12. Enfin, le projet est situé à proximité du périmètre du bassin minier du Nord-Pas-de-Calais, inscrit au patrimoine mondial de l'UNESCO depuis juin 2012 en tant que " paysage culturel évolutif vivant " et, en particulier, à 5 kilomètres des terrils de Mazingarbe ainsi que de la fosse de Loos-en-Gohelle et de ses terrils jumeaux et à 2 kilomètres de la cité pavillonnaire Saint-Elie de Hulluch.

13. Toutefois, cette inscription au patrimoine mondial n'a pas pour objet d'empêcher l'évolution de ce territoire historiquement à vocation industrielle et il résulte des photomontages de l'étude paysagère mentionnée au point 10 que la visibilité des éoliennes à partir des terrils jumeaux de Loos-en-Gohelle, situés à environ 5 kilomètres, sera très faible et que, compte tenu notamment de cette distance, les zones offrant une co-visibilité entre ces éoliennes et ces terrils jumeaux ainsi que les terrils de Mazingarbe seront très réduites, cette co-visibilité étant très peu marquée. Il n'est aussi pas établi que les éoliennes seront visibles depuis le site de Notre-Dame-de-Lorette, situé à plus de 10 kilomètres du projet, ni qu'une forte co-visibilité existera entre les éoliennes et ce site.

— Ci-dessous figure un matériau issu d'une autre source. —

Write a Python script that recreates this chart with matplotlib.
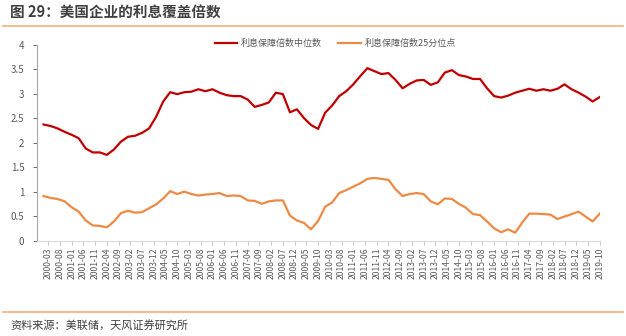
# 美国企业的利息覆盖倍数
import numpy as np
import pandas as pd
import matplotlib
matplotlib.use("Agg")
import matplotlib.pyplot as plt
from matplotlib.lines import Line2D

plt.rcParams['font.family'] = ['Noto Sans CJK SC', 'DejaVu Sans']

# 季度数据 2000-03 ~ 2019-12
quarters = pd.period_range("2000-03", "2019-12", freq="3M")
median_cov = [2.37, 2.34, 2.29, 2.22, 2.16, 2.09, 1.88, 1.80, 1.80, 1.75,
              1.86, 2.02, 2.12, 2.14, 2.20, 2.29, 2.53, 2.84, 3.03, 2.99,
              3.03, 3.04, 3.09, 3.05, 3.09, 3.02, 2.97, 2.95, 2.95, 2.88,
              2.73, 2.77, 2.82, 3.02, 2.99, 2.62, 2.68, 2.50, 2.36, 2.28,
              2.61, 2.76, 2.95, 3.05, 3.19, 3.36, 3.52, 3.46, 3.40, 3.42,
              3.28, 3.11, 3.20, 3.27, 3.28, 3.18, 3.23, 3.43, 3.48, 3.38,
              3.35, 3.30, 3.30, 3.11, 2.95, 2.92, 2.96, 3.02, 3.06, 3.10,
              3.06, 3.09, 3.06, 3.10, 3.19, 3.09, 3.02, 2.94, 2.84, 2.93]
p25_cov = [0.91, 0.87, 0.85, 0.80, 0.68, 0.59, 0.41, 0.31, 0.30, 0.27,
           0.39, 0.56, 0.61, 0.57, 0.58, 0.66, 0.74, 0.86, 1.01, 0.95,
           1.00, 0.95, 0.92, 0.94, 0.95, 0.97, 0.91, 0.92, 0.91, 0.82,
           0.81, 0.75, 0.80, 0.82, 0.82, 0.51, 0.41, 0.36, 0.23, 0.40,
           0.69, 0.78, 0.97, 1.03, 1.10, 1.17, 1.26, 1.28, 1.26, 1.24,
           1.05, 0.91, 0.95, 0.97, 0.95, 0.80, 0.74, 0.86, 0.85, 0.75,
           0.67, 0.54, 0.52, 0.39, 0.25, 0.17, 0.23, 0.16, 0.37, 0.55,
           0.55, 0.54, 0.53, 0.44, 0.49, 0.54, 0.59, 0.49, 0.39, 0.55]
# 横轴标签：每5个月一个
tick_months = pd.period_range("2000-03", "2019-10", freq="5M")

start = pd.Period("2000-03", freq="M")
x = np.array([(q.asfreq("M") - start).n for q in quarters])
xt = np.array([(m.asfreq("M") - start).n for m in tick_months])
xl = [m.strftime("%Y-%m") for m in tick_months]

red = "#C00000"
orange = "#ED8A45"
grey = "#595959"

fig = plt.figure(figsize=(6.26, 3.36), dpi=100)
ax = fig.add_axes([0.059, 0.284, 0.899, 0.583])
ax.plot(x, median_cov, color=red, lw=1.6, label="利息保障倍数中位数")
ax.plot(x, p25_cov, color=orange, lw=1.6, label="利息保障倍数25分位点")

ax.set_xlim(-0.8, 239)
ax.set_ylim(0, 4)
ax.set_yticks(np.arange(0, 4.01, 0.5))
ax.set_yticklabels(["0", "0.5", "1", "1.5", "2", "2.5", "3", "3.5", "4"])
ax.set_xticks(xt)
ax.set_xticklabels(xl, rotation=90, fontsize=6.2, color=grey)
ax.tick_params(axis="y", labelsize=7, colors=grey, length=3, width=0.6, pad=6)
ax.tick_params(axis="x", length=3, width=0.6, color="#BFBFBF", pad=2)
for s in ["top", "right"]:
    ax.spines[s].set_visible(False)
ax.spines["left"].set_color("#A6A6A6")
ax.spines["bottom"].set_color("#D9D9D9")
ax.spines["left"].set_linewidth(0.8)
ax.spines["bottom"].set_linewidth(0.8)

ax.legend(loc="upper center", bbox_to_anchor=(0.53, 1.07), ncol=2, frameon=False,
          fontsize=6.5, labelcolor=grey, handlelength=2.5, handletextpad=0.4,
          columnspacing=1.8)

# 标题、来源及分隔线
fig.text(0.016, 0.963, "图 29：美国企业的利息覆盖倍数", fontsize=10.5, fontweight="bold",
         color="#404040", va="center")
fig.add_artist(Line2D([0.005, 0.995], [0.922, 0.922], color="#F0B27A", lw=1.2))
fig.add_artist(Line2D([0.005, 0.995], [0.07, 0.07], color="#F0B27A", lw=1.2))
fig.text(0.016, 0.032, "资料来源：美联储，天风证券研究所", fontsize=8, color="#404040",
         va="center")

fig.savefig("out.png", dpi=100)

14. Il résulte de ce qui a été dit aux points 6 à 10 que, contrairement à ce que soutient la ministre de la transition écologique, c'est à bon droit que les premiers juges ont estimé fondé le moyen tiré de l'erreur d'appréciation commise par le préfet du Pas-de-Calais dans l'application des dispositions de l'article L. 511-1 du code de l'environnement ci-dessus reproduites.

15. Il résulte de tout ce qui précède que la ministre de la transition écologique n'est pas fondée à soutenir que c'est à tort que, par le jugement du 5 juillet 2019, le tribunal administratif de Lille a annulé l'arrêté du 14 janvier 2016 du préfet du Pas-de-Calais ayant refusé à la société Innovent de délivrer l'autorisation d'exploitation sollicitée et a enjoint au préfet de procéder au réexamen de la demande d'autorisation.

Sur les frais exposés et non compris dans les dépens :

16. Il y a lieu, dans les circonstances de l'espèce, de mettre à la charge de l'Etat le versement à la société Innovent de la somme de 1 500 euros sur le fondement les dispositions de l'article L. 761-1 du code de justice administrative.

DÉCIDE :

Article 1er : La requête de la ministre de la transition écologique est rejetée.

Article 2 : L'Etat versera à la société Innovent une somme de 1 500 euros au titre de l'article L. 761-1 du code de justice administrative.

Article 3 : Le présent arrêt sera notifié à la ministre de la transition écologique et à Me A... B... pour la société Innovent.

Copie en sera transmise pour information au préfet du Pas-de-Calais.